Mooncakes, the seasonal treat shared by families and friends during the Mid-Autumn Festival, have become a focus of competition among pastry makers with the traditional holiday for family reunions less than a month away.

Longtime mooncake makers and newcomers are coming up with new tricks with new ingredients and fancy designs to lure customers. The holiday, on Oct 1 this time around, is special this year, many think, because of the COVID-19 pandemic.

Many mooncake advertisements that started to appear in August in supermarkets, convenience stores and online social media have highlighted new flavors, special ingredients and exquisite packaging.

Traditional fillings such as lotus seed paste with egg yolk for popular Cantonese-style mooncakes and other common fillings like sweet bean paste, jujube paste and the "five kernels" (a mix of walnuts, peanuts, sesame seeds, almonds and sunflower seeds) are not the only game in town.

This year, Xinya Cantonese Restaurant, which is popular in Shanghai for its seasonal pastries, is promoting mooncakes with mustard tuna fish floss filling and green Sichuan pepper basa fish paste.

Plant-based meat substitutes, made by extracting protein from plants such as soybeans and other beans, are also being used by mooncake makers. Kam Wah Gift, a bakery company, has joined in a partnership with plant-based "meat" producer Starfield to design two mooncakes-rose black truffle and matsutake mushroom with artificial meat.

Pagoda, a retail fruit chain with 4,000 outlets in China, has also joined the race with its first mooncake products featuring healthy ingredients. The company claims its mooncakes have zero artificial fragrances and dyes, and use antioxidant starch to replace preservatives.
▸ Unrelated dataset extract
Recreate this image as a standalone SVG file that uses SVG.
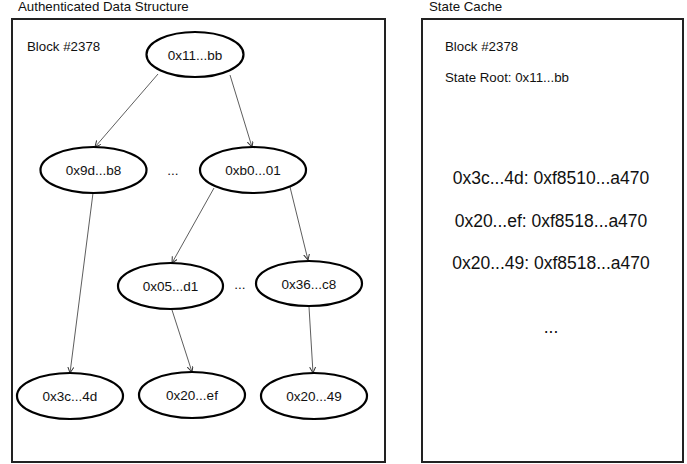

Taste Back, a snack food startup in Shenzhen, Guangdong province, has been promoting a large mooncake inspired by the traditional big, thin pancake popular in Fujian province. Ding Mao, the company's chief operating officer, said the idea is to build on the local thin pancake.

Designs are another major field of competition as mooncakes are traditionally used as gifts. Xinghualou, a traditional Shanghai pastry maker, joined with the Palace Museum to launch mooncakes with limited-edition cases featuring an image of a long scroll painting of the Qing Dynasty (1644-1911).

Haagen-Dazs, which entered the market with its ice-cream mooncake 22 years ago, worked with Spanish museum Casa Batllo to use modernist designs from mosaics by architect Antoni Gaudi on the boxes for its mooncake sets.

"Due to the outbreak of COVID-19, people didn't have a proper Spring Festival this year, and we want to convey the ideas of love and connection through our mooncakes during the Mid-Autumn Festival," said James Chiu, vice-president and managing director of General Mills China. General Mills is parent company of Haagen-Dazs.